I'm not certain that you can extrapolate the behaviors of highly-paid, highly educated engineers with the hypothetical behaviors of the typical person getting a subsistence allowance from the government.
Incentivize completion of higher education & collaborative research projects?
Basic income could have qualifications attached to avoid the fears of what opponents would claim to be lazy or "leaches" of resources.
Of course figuring out how to balance the stipulations of such qualifications for BI, affordable public education, and public research & development projects against claims of abuse akin to the prison labor [1][2] or bloat of tuition from the near endless supply of student loans will likely be an interesting problem to solve.
I think someone only earning BI probably wouldn't have the resources or motivation to do Bell Labs-style research.
> how do you think they got there? by being forced to be a wage slave, working long hours to come home completely burned out every night?
Unless you're implying that all of a sudden with the help of basic income, people's interests and preferences will change and result in a glut of engineering talent I don't see how it's at all relevant.
> I think someone only earning BI probably wouldn't have the resources or motivation to do Bell Labs-style research.

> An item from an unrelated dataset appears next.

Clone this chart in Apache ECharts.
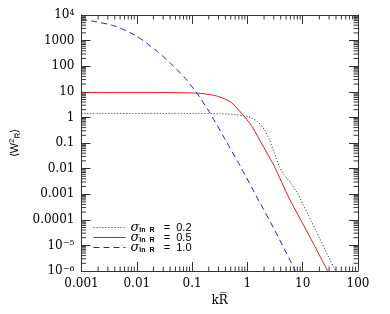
<!DOCTYPE html>
<html><head><meta charset="utf-8">
<script src="https://cdn.jsdelivr.net/npm/echarts@6/dist/echarts.min.js"></script>
<style>html,body{margin:0;padding:0;background:#fff}#c{width:390px;height:314px}</style>
</head><body><div id="c"></div>
<script>
// ---- data ([k*Rbar, <W^2>]) ----
const sigma02 = [[0.001,1.43],[0.1,1.43],[0.316,1.38],[0.447,1.35],[0.631,1.26],[1.0,1.1],[1.26,0.89],[1.55,0.676],[2.04,0.324],[2.51,0.132],[3.08,0.0398],[3.78,0.012],[4.63,0.00562],[6.11,0.00269],[8.04,0.0011],[10,0.00042],[13.9,1e-4],[36.3,1.4e-6],[39.8,1e-6]];
const sigma05 = [[0.001,9.48],[0.01,9.46],[0.0316,9.38],[0.1,9.0],[0.158,8.5],[0.261,7.1],[0.355,5.75],[0.518,3.75],[0.782,1.45],[1.175,0.49],[1.78,0.102],[3.08,0.012],[5.69,6.9e-4],[10,7.1e-5],[15.8,1.12e-5],[28.2,1e-6]];
const sigma10 = [[0.001,6900],[0.002,5250],[0.00347,4070],[0.005,3090],[0.00692,2240],[0.01,1480],[0.0138,912],[0.0237,372],[0.0407,129],[0.0711,38.9],[0.123,8.7],[0.212,1.45],[0.398,0.135],[0.782,0.0102],[1.55,6.5e-4],[3.16,3.7e-5],[7.4,1e-6]];
const seriesNames = ['0.2','0.5','1.0'];
const xTickLabels = ['0.001','0.01','0.1','1','10','100'];           // 10^-3 .. 10^2
const yTickLabels = ['10{sup|\u22126}','10{sup|\u22125}','0.0001','0.001','0.01','0.1','1','10','100','1000','10{sup|4}']; // 10^-6 .. 10^4
const xMin = 0.001, xMax = 100, yMin = 1e-6, yMax = 1e4;

const font = 'DejaVu Serif';
const sans = 'Liberation Sans';
const colors = ['#222222', '#e8141c', '#1a1aff'];
const dashes = [[1, 2], 'solid', [6, 4]];
const minorX = [], minorY = [];
for (let d = -3; d < 2; d++) for (let m = 2; m <= 9; m++) minorX.push([m * Math.pow(10, d), yMin]);
for (let d = -6; d < 4; d++) for (let m = 2; m <= 9; m++) minorY.push([xMin, m * Math.pow(10, d)]);

const chart = echarts.init(document.getElementById('c'), null, {renderer: 'canvas'});
const axisCol = '#333';
function xAx(pos, labels) {
  return {type: 'log', logBase: 10, min: xMin, max: xMax, interval: 1, position: pos,
    axisLine: {show: true, onZero: false, lineStyle: {color: axisCol, width: 1}},
    axisTick: {show: true, inside: true, length: 9, lineStyle: {color: axisCol}},
    splitLine: {show: false},
    axisLabel: {show: labels, margin: 7, color: '#000', fontFamily: font, fontSize: 12,
      formatter: v => xTickLabels[Math.round(Math.log10(v)) + 3]},
    name: labels ? 'k\u0052\u0305' : '', nameLocation: 'middle', nameGap: 22,
    nameTextStyle: {fontFamily: font, fontSize: 12, color: '#000'}};
}
function yAx(pos, labels) {
  return {type: 'log', logBase: 10, min: yMin, max: yMax, interval: 1, position: pos,
    axisLine: {show: true, onZero: false, lineStyle: {color: axisCol, width: 1}},
    axisTick: {show: true, inside: true, length: 9, lineStyle: {color: axisCol}},
    splitLine: {show: false},
    axisLabel: {show: labels, margin: 7, color: '#000', fontFamily: font, fontSize: 12,
      formatter: v => yTickLabels[Math.round(Math.log10(v)) + 6],
      rich: {sup: {fontSize: 8, fontFamily: font, verticalAlign: 'top', lineHeight: 10, padding: [0,0,4,0]}}},
    name: labels ? '\u27e8W{sup|2}{sub|R\u0305}\u27e9' : '', nameLocation: 'middle', nameGap: 60, nameRotate: 90,
    nameTextStyle: {fontFamily: sans, fontSize: 11, color: '#000',
      rich: {sup: {fontSize: 8, fontFamily: sans, padding: [0,0,5,0]}, sub: {fontSize: 8, fontFamily: sans, padding: [6,0,0,0]}}}};
}
function tickSeries(data, horizontal) {
  return {type: 'custom', silent: true, data: data, xAxisIndex: 0, yAxisIndex: 0, z: 5,
    renderItem: (params, api) => {
      const L = 4.5;
      let a, b;
      if (horizontal) { a = api.coord([api.value(0), yMin]); b = api.coord([api.value(0), yMax]);
        return {type: 'group', children: [
          {type: 'line', shape: {x1: a[0], y1: a[1], x2: a[0], y2: a[1] - L}, style: {stroke: axisCol, lineWidth: 1}},
          {type: 'line', shape: {x1: b[0], y1: b[1], x2: b[0], y2: b[1] + L}, style: {stroke: axisCol, lineWidth: 1}}]};
      } else { a = api.coord([xMin, api.value(1)]); b = api.coord([xMax, api.value(1)]);
        return {type: 'group', children: [
          {type: 'line', shape: {x1: a[0], y1: a[1], x2: a[0] + L, y2: a[1]}, style: {stroke: axisCol, lineWidth: 1}},
          {type: 'line', shape: {x1: b[0], y1: b[1], x2: b[0] - L, y2: b[1]}, style: {stroke: axisCol, lineWidth: 1}}]};
      }
    }};
}
function lineSeries(i, data) {
  return {name: seriesNames[i], type: 'line', data: data, symbol: 'circle', symbolSize: 0, showSymbol: false, smooth: 0.2,
    xAxisIndex: 0, yAxisIndex: 0, clip: true, color: colors[i],
    lineStyle: {color: colors[i], width: 1, type: dashes[i]}, itemStyle: {color: colors[i]}};
}
chart.setOption({
  animation: false,
  backgroundColor: '#fff',
  grid: {left: 78, top: 15, right: 32, bottom: 43, containLabel: false},
  xAxis: [xAx('bottom', true), xAx('top', false)],
  yAxis: [yAx('left', true), yAx('right', false)],
  legend: {data: seriesNames.map((n, i) => ({name: n,
      lineStyle: {color: colors[i], width: 1, type: dashes[i], opacity: 1}})),
    orient: 'vertical', left: 88, top: 216, itemWidth: 32, itemHeight: 10, itemGap: -3,
    itemStyle: {opacity: 0},
    textStyle: {fontFamily: sans, fontSize: 11, color: '#000', lineHeight: 10,
      rich: {s: {fontSize: 13, fontStyle: 'italic', fontFamily: font, lineHeight: 10},
             sub: {fontSize: 7, fontFamily: sans, fontWeight: 'bold', lineHeight: 10, padding: [5,0,0,0]},
             t: {fontSize: 11, fontFamily: sans, lineHeight: 10}}},
    formatter: n => '{s|\u03c3}{sub|ln  R}{t|   =  ' + n + '}'},
  series: [
    lineSeries(0, sigma02),
    lineSeries(1, sigma05),
    lineSeries(2, sigma10),
    tickSeries(minorX, true),
    tickSeries(minorY, false)
  ]
});
</script></body></html>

It's sure as hell better than earning $0, being forced to work some shit job 60 hrs a week at a SV startup providing SaaS full of proprietary software that will circle the drain in a few years, receiving money from a VC that truly doesn't give a shit about the greater good.
Instead said person could work 15hrs at that shit startup to live more comfortably, and spend the rest of their time working on ffmpeg or something. It doesn't have to always be Bell Labs tier.
> Unless you're implying that all of a sudden with the help of basic income, people's interests and preferences will change and result in a glut of engineering talent I don't see how it's at all relevant.
With BI many people will no longer be tied down to the rat race and will actually be able to work on themselves. It has nothing to do with interests and preferences. Time is money.
I don't read teddyh as saying that BI would lead to a boon in engineering research in particular. Rather, the example of the OP suggests that monetary incentives and short-term performance monitoring are not the only way (or even a good way) to encourage creative, productive work.